You are correct that the zero-inflated models are most appropriate when the study population is best understood as a mixture of those who are ineligible to have a non-zero outcome, and those whose outcome follows a Poisson distribution. The -inflate- equation in those models is intended to try to identify the probability of each observation's belonging in each component of the mixture based on observed attributes of the observations. (The -inflate- option is optional, and can be used if a mixture model is credible but component membership is not related to observed attributes.) But if, as you seem to say, a mixture model seems scientifically inappropriate here, then I would not recommend a zero-inflated model.
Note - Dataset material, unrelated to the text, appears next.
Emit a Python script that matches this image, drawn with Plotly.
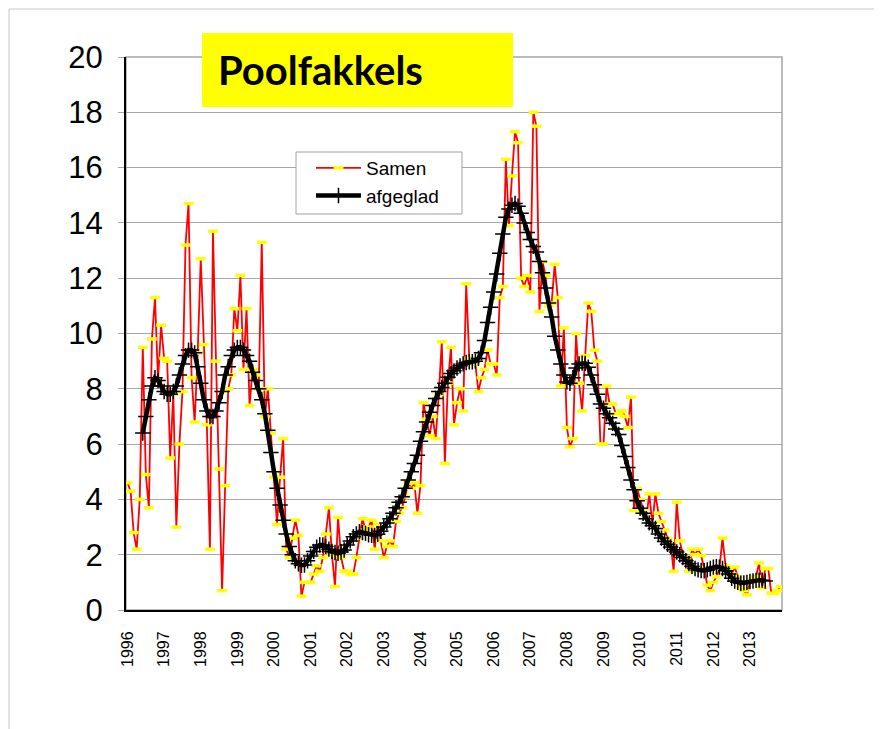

Thank you for the quick response. I forgot about the population variable (since it was originally incorporated in the homicide rate) - I do have it in the regression (as the natural log of the total population).

Dear Tara,

Adding to Clyde's excellent points, please note that if you want to use an estimator with fixed effects you are pretty much restricted to Poisson. From what you describe, it looks as if you do not want to compute probabilities of specific events. If that is the case, you can pretty much ignore the overdispersion (but make sure you use robust standard errors).

All the best,

Joao

Greetings,

My question is also related on how to implement fixed effects in a Poisson framework. So, is it possible for one to first transform the data (mean difference) and then apply a Poisson estimator to the transformed data. Will this be a fixed effects estimation.

Thanks!

Godfrey

Dear Godfrey,

That won't work. You can either use the -xtpoisson- command or run a Poisson regression including the FE as dummies (do not forget to use clustered standard errors). You should get the same results with the two approaches but -xtpoisson- will be much faster!

Joao

Dear Joao,

Many thanks

Godfrey